Show business is fun because it’s working with other people. Painting, it’s your ass alone on the cross. You get all the credit and all the blame. It’s something I’ve been pursuing actively for 64 years, since I was three.

These are all 9 x 9 oil paintings done on board. I work from collages I make using 1960s nudist magazines. It was the mother lode if you were a 12-year-old boy. My god, look what I’ve found! I paste them up using two or three different things. I love the idiot process of painting photo-realistic images of the collages. I’ve never used a computer. I can’t do anything modern-day. (I use disposable cameras you buy at the drug store, for my own shots). When I was doing the four seasons, I was combining two seasons in one. In L.A. where there are no seasons. These are 50 x 70 inches all oil on linen. This is some house near the airport. This is “Summer.” This is “Fall.” (It shows a nude woman superimposed on a 60s ranch house.) I keep doing these series that have been done to death. The Four Seasons. The Seven Deadly Sins. That’s Envy. Steve Martin owns that. He described the whole series as oblique. I wanted to take the seven deadly sins and put them into the most ordinary setting. Things we do every day.

In that series, lust is represented in a black and white shot completely devoid of eroticism: an older couple sitting side by side on a beach. It got interesting when Mull described how he has worked recently from family photographs taken by people he’s never met.

My wife, who is computer literate, was surfing around and found that there are people selling off their family photos on eBay. You can get Marge and George Rogers from Topeka, showing when they we went to Niagara Falls. People sell them 200 pictures in a box. I’ll get a stack of a hundred of them. And I’ll go through them until it’s Oh My God. These are pieced together from the Oh My Gods. It’s so voyeuristic.

At this point, I was ready to click to another interview. The emotionless irony, the stance of looking down at another family from a superior intellectual prospect, high overhead, strikes me as a one of the foundations of modernism, and almost the cold heart of postmodern work. In other words, nothing here for me. But I kept listening and started to like him precisely because of how he seems himself less as a philosopher passing judgment on happiness, American-style, and more of a diligent workman, a tradesman applying his skills to a task that has its own worth regardless of what it “means.”

He takes his purchased photographs and combines parts of them, by hand, not on a computer—there’s no Photoshop or Illustrator involved—apparently just the old school reliance on scissors and glue. Once he has created a new hybrid image by hand, he copies it slowly and painstakingly in paint. There’s no larger purpose than to create a haunting image and turn it into paint. Whatever a viewer sees in the image comes as much from the viewer as from Mull’s conscious intent.

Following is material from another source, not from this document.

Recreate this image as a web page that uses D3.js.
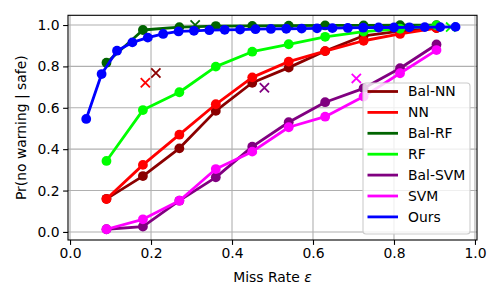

It allows you as a painter to be, not a pure painter, but there’s a lot of nuts and boltedness in getting things right. It lets you objectify what you’re doing. I have no idea if these people are dead or alive, and it allows me to invent a narrative as I’m doing it. It grows in the doing. It’s like Chartres, the guy who put in the footers and the gargoyles. It isn’t “I’m a sculptor.” It’s “I work with stone.”

He gets up at 5 a.m. and gets to work. It’s a relief not to have to please anyone else and simply lose himself in the task at hand of paying attention to what’s there and making an image of it in paint. In his days as a comic, which you can sample on YouTube, he appeared to be utterly relaxed, natural and spontaneous, and very funny, yet he’s happy to leave all of that behind.

 I don’t feel the need to get up in front of people and be funny now.